For others there’s no such thing as too much of a good thing, right? Well when it comes to our lawns some of us can get a bit carried away with ‘more is more’ and it can come at the detriment of your lawn’s health.
Fertilising your lawn is an important part of lawn care though and shouldn’t be avoided.
Why should you fertilise your lawns?
We need to fertilise our lawns because there is usually a lack of the required nutrients it needs within the soil. We need to supplement the existing nutrient levels, so we can achieve a balance of all the nutrients your lawn needs to stay in top shape.
Signs you may have over fertilised your lawn
- Fertiliser burn on the grass leaf
- Browning leaftips and yellowing of lower leaves
- Darkened and weakened roots
- Salt like crust of fertiliser on the soil surface
How to fix an over fertilised lawn
If the damage has been done during the growing months your lawn should recover quite quickly on its own.

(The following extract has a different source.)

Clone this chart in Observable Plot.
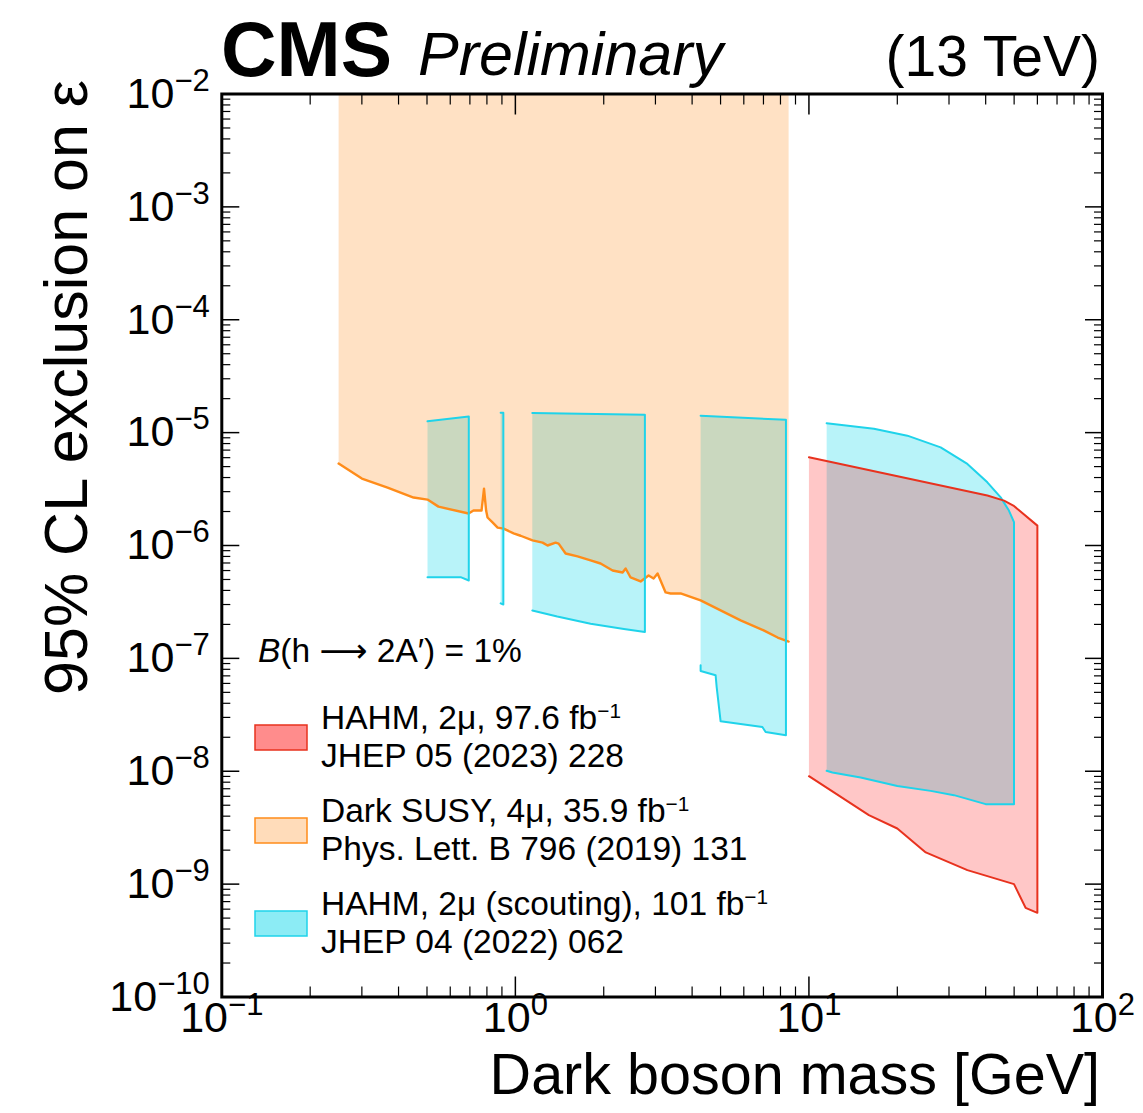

To help it on its way regular watering will be the best method to leach the excessive salts from the soil. You can also aerate and lightly top dress your lawn to improve the composition of your soil which will also aid in your lawn’s recovery.
What happens when you over fertilise your lawn?
Over fertilising your lawn will cause sudden plant growth, particularly leaf growth and thatch. The problem with this is that the roots won’t experience the same amount of rapid growth and will then be unable to supply the amount of water and nutrient that your grass needs. As fertiliser is primarily made up of mineral salts, excessive fertilising will cause salts to build up in the soil making it difficult for water to be absorbed, which dries out your grass causing discolouration and possibly even plant death if bad enough.
How to not over fertilise your lawn
- When applying fertiliser read the label for rates, but generally 20 grams per square metre is recommended in most cases, so two kilograms will do an average 100 square metre lawn.
- You must water in your fertiliser after applying, otherwise you risk burning the leaf of the grass. If you don’t have a pop-up irrigation system, it’s a good idea to apply your fertiliser before heavy rain to save water. You can also set up a sprinkler or water it in well by hand with a hose.
- If you have a pH imbalance, fertilising won’t be as effective. Test your soil’s pH level to ensure your lawn is able to absorb the nutrients it requires, instead of applying additional fertiliser, as this could be potentially harmful.
- Only fertilise your lawn a few times a year. Additional light applications of particular nutrients can be applied if you are trying to rectify a lawn issue or if your lawn has experienced difficult growing conditions and requires a quick boost of nutrient for recovery.